In an effort to promote on-the-job safety for Illinois State Troopers, the Senate has passed legislation that would require the Secretary of State to include information about Scott’s Law with every vehicle registration notice it sends to motorists.
Senate Bill 947 is an effort to make Illinois’ roadways safer by informing drivers about Scott’s Law, which states that drivers must move over, if possible, and slow down when approaching an emergency vehicle.
The legislation was a direct response to the recent tragic deaths of three Illinois State Troopers, all happening within the year. In total, the number of troopers hit by vehicles has drastically increased in 2019, with 16 reported incidents in the past three months. In 2018, eight troopers were hit; 12 were hit in 2017; and five in 2016.
Scott’s Law, enacted in 2002, is named after Lieutenant Scott Gillen of the Chicago Fire Department, who was struck and killed by an intoxicated driver while assisting at a crash on the Dan Ryan Expressway. A person who violates Scott’s Law can be fined up to $10,000.
COWL announces $2,500 scholarship program for women 25+
The Conference of Women Legislators (COWL) is encouraging women throughout the state, who are seeking to earn undergraduate college degrees, to apply for one of their $2,500 scholarships. Applicants must be 25 years or older.
COWL is a bipartisan, bicameral, nonprofit organization of women legislators in the Illinois General Assembly. Their yearly Scholarship Award Program is a part of the group’s mission to promote economic independence, community service, and leadership development.
Scholarship applicants are required to enroll in an Illinois accredited college or university for a minimum of six credit hours to qualify, making the scholarships available to part-time and online students.
Applications must be postmarked or emailed by April 30. Awardees will be notified by May 31.

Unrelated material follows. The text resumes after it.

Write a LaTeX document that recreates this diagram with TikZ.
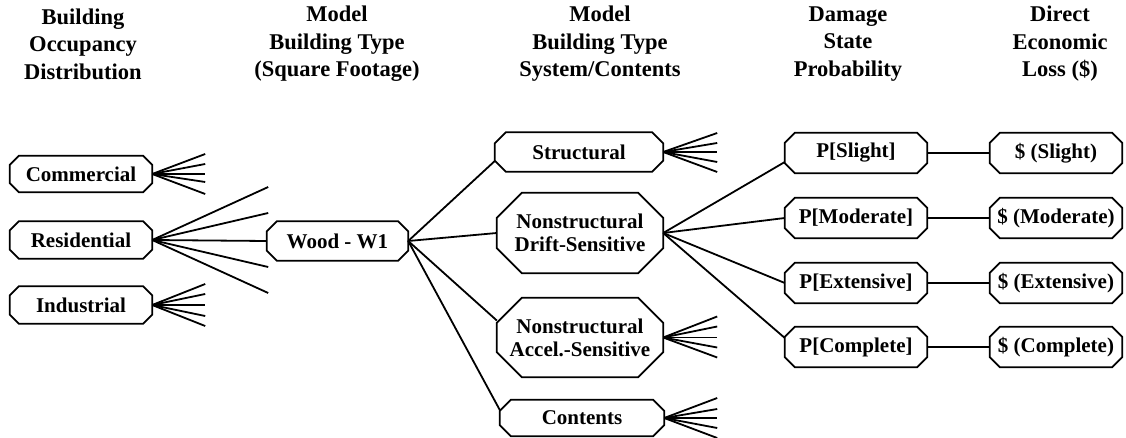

IEMA offers tips to help residents in disaster recovery
April is Recovery Preparedness Month, and IEMA has released a helpful guide on how residents can be prepared to quickly and efficiently recover from disasters.
Here IEMA’s five tips:
- Get Organized. Secure and organize financial and critical personal, household, and medical information. Having these items in a safe place can expedite insurance claims and other emergency expenses.
- Savings. Saving is the best financial defense against disasters. A little bit at a time can go a long way. A rainy day fund can help you invest in your family’s safety.
- Insurance. Obtain property (homeowners or renters), health, and life insurance if you do not have them.
- Inventory. Make an inventory of your possessions using photographs and/or videos of your belongings.
- Communication. Your family may not be together when a disaster strikes. Develop a Family Communication Plan. This will outline how you will contact one another when a disaster strikes.